The first antidote was to think of positives. He thought of Tally and the life they were having and would have together. He thought of Jenny, his little girl who now had a father in an ordinary respectable job rather than one that could result in her becoming an orphan. The second counter-measure was to think of negatives, those that had made him resign from Sci-Med in the first place. The creeping suspicion, built up over the years, that he didn’t work for the good guys after all; that there were no good guys, only various shades of in-between. Our democratic government was a warren of ulterior motives, alternative agendas, horse trading and compromise, connived at by a bunch of greedy self-serving twerps whose egos knew no bounds and whose only duty was to themselves.

He was now away from all of them and their devious machinations but he did miss the intellectual challenge of the job, that of figuring out what the hooks and crooks were up to and then going to war with them. Someone in the SAS had once told him that you don’t know you’re alive until you’re very nearly not, and they were right. Everyone who had experienced danger over a long period of time knew about ‘the feeling’, that heightened sense of awareness which perhaps only drugs could simulate. When it stopped you were relieved, but if it didn’t come back at some point you’d start to miss it, and miss it badly. Formula One drivers, rock climbers, downhill skiers, all knew about ‘the feeling’. Retiral might seem like a good idea at the time but after a year or so, God, you missed it. You just had to go back.

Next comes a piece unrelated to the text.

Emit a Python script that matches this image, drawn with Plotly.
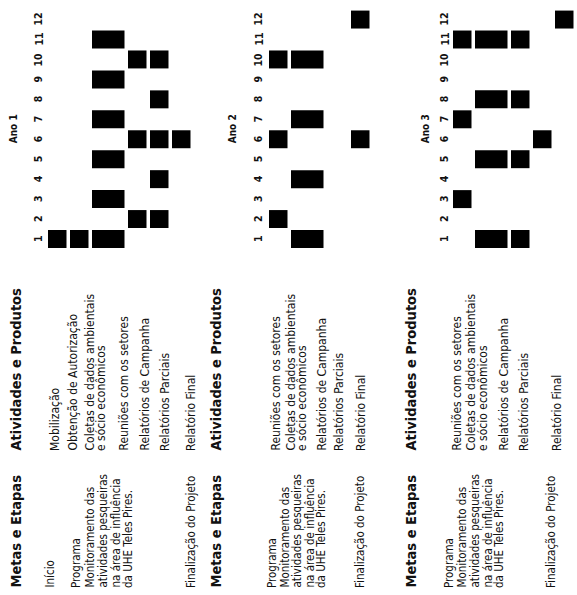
import plotly.graph_objects as go

# ---- dados (cronograma, 3 anos) ----
anos = ['Ano 1', 'Ano 2', 'Ano 3']
meses = list(range(1, 13))

atividades_ano1 = [['Mobilização'], ['Obtenção de Autorização'],
                   ['Coletas de dados ambientais', 'e sócio econômicos'],
                   ['Reuniões com os setores'], ['Relatórios de Campanha'],
                   ['Relatórios Parciais'], ['Relatório Final']]
meses_ano1 = [[1], [1], [1, 3, 5, 7, 9, 11], [2, 6, 10], [2, 4, 6, 8, 10], [6], []]
metas_ano1 = ['Início', 'Programa', 'Monitoramento das', 'atividades pesqueiras',
              'na área de influência', 'da UHE Teles Pires.', 'Finalização do Projeto']

atividades_ano2 = [['Reuniões com os setores'],
                   ['Coletas de dados ambientais', 'e sócio econômicos'],
                   ['Relatórios de Campanha'], ['Relatórios Parciais'],
                   ['Relatório Final']]
meses_ano2 = [[2, 6, 10], [1, 4, 7, 10], [], [], [6, 12]]
metas_ano2 = ['Programa', 'Monitoramento das', 'atividades pesqueiras',
              'na área de influência', 'da UHE Teles Pires.', 'Finalização do Projeto']

atividades_ano3 = [['Reuniões com os setores'],
                   ['Coletas de dados ambientais', 'e sócio econômicos'],
                   ['Relatórios de Campanha'], ['Relatórios Parciais'],
                   ['Relatório Final']]
meses_ano3 = [[3, 7, 11], [1, 5, 8, 11], [1, 5, 8, 11], [6], [12]]
metas_ano3 = ['Programa', 'Monitoramento das', 'atividades pesqueiras',
              'na área de influência', 'da UHE Teles Pires.', 'Finalização do Projeto']

secoes = [
    (atividades_ano1, meses_ano1, metas_ano1),
    (atividades_ano2, meses_ano2, metas_ano2),
    (atividades_ano3, meses_ano3, metas_ano3),
]

# ---- layout (pagina girada 90 graus, em pixels) ----
W, H = 577, 595
X_CAB = [15, 215, 410]        # cabecalho em negrito
X_ANO = [13, 232, 425]        # "Ano N"
X_MES = [38, 258, 444]        # numeros dos meses
X_LINHA1 = [48, 269, 453]     # inicio da primeira linha de barras
# posicao de cada linha de texto (coluna direita / coluna esquerda)
X_TXT_ATIV = [[55, 72, 89, 101, 123, 144, 165, 191],
              [275, 290, 302, 321, 339, 361],
              [456, 470, 483, 503, 524, 557]]
X_TXT_META = [[49, 76, 89, 102, 115, 128, 191],
              [272, 284, 296, 309, 321, 360],
              [449, 461, 474, 487, 499, 551]]
Y_ESQ, Y_DIR = 590, 453       # inicio (embaixo) das colunas de texto
MES1_PX, PASSO_MES = 239, 19.95


def mes(py):
    # converte posicao vertical (px) em "mes" do eixo y
    return 1 + (MES1_PX - py) / PASSO_MES


FONTE = 'DejaVu Sans Condensed, Liberation Sans Narrow, sans-serif'

bx, bbase, bw = [], [], []
anots = []


def texto(x, y, t, size=12, bold=False, anchor='bottom'):
    anots.append(dict(x=x, y=y, xref='x', yref='y', text=f'<b>{t}</b>' if bold else t,
                      textangle=-90, showarrow=False, xanchor='center', yanchor=anchor,
                      font=dict(family=FONTE, size=size, color='#111')))


for k, (ativ, ms, metas) in enumerate(secoes):
    # cabecalho
    texto(X_ANO[k], 6.5, anos[k], size=10, bold=True, anchor='middle')
    for m in meses:
        texto(X_MES[k], m, str(m), size=10.5, bold=True, anchor='middle')
    texto(X_CAB[k], mes(Y_ESQ), 'Metas e Etapas', size=14.5, bold=True)
    texto(X_CAB[k], mes(Y_DIR), 'Atividades e Produtos', size=14.5, bold=True)

    # textos
    linhas = [l for a in ativ for l in a]
    for t, x in zip(linhas, X_TXT_ATIV[k]):
        texto(x, mes(Y_DIR), t, size=12)
    for t, x in zip(metas, X_TXT_META[k]):
        texto(x, mes(Y_ESQ), t, size=11.5)

    # barras do cronograma
    inicio = X_LINHA1[k]
    for a, mm in zip(ativ, ms):
        if mm:
            passo = 36 if len(a) > 1 else 22
        else:
            passo = 12
        largura = passo - 3.5
        for m in mm:
            bx.append(inicio + largura / 2)
            bbase.append(m - 0.45)
            bw.append(largura)
        inicio += passo

fig = go.Figure(go.Bar(
    x=bx, y=[0.9] * len(bx), base=bbase, width=bw,
    marker=dict(color='black', line=dict(width=0)),
    hoverinfo='skip'
))

fig.update_layout(
    width=W, height=H,
    margin=dict(l=0, r=0, t=0, b=0),
    paper_bgcolor='white', plot_bgcolor='white',
    showlegend=False,
    barmode='overlay',
    xaxis=dict(range=[0, W], visible=False, fixedrange=True),
    yaxis=dict(range=[mes(H), mes(0)], visible=False, fixedrange=True),
    annotations=anots
)

fig.write_html("out.html", config={'displayModeBar': False},
               post_script="document.body.style.margin='0';")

Steven’s game plan was to think of his time with the military and with Sci-Med as a drug addiction from which he was now withdrawing. It wouldn’t be easy but it could be done. He would struggle to keep his twitchiness and bad temper under control while he fought his demons, and in the end he would come through and emerge as a better person: a loving, contented husband to Tally if she’d have him as such and a caring considerate father to Jenny, even if she chose to remain in the north. Enough navel gazing. He turned on his computer and checked his mail for details of the meeting.

TWO

Sci-Med Inspectorate, Home Office, London

‘I have Chief Superintendent Malloy on the line for you, Sir John,’ said the voice of Jean Roberts, his secretary, from the speaker on John Macmillan’s desk.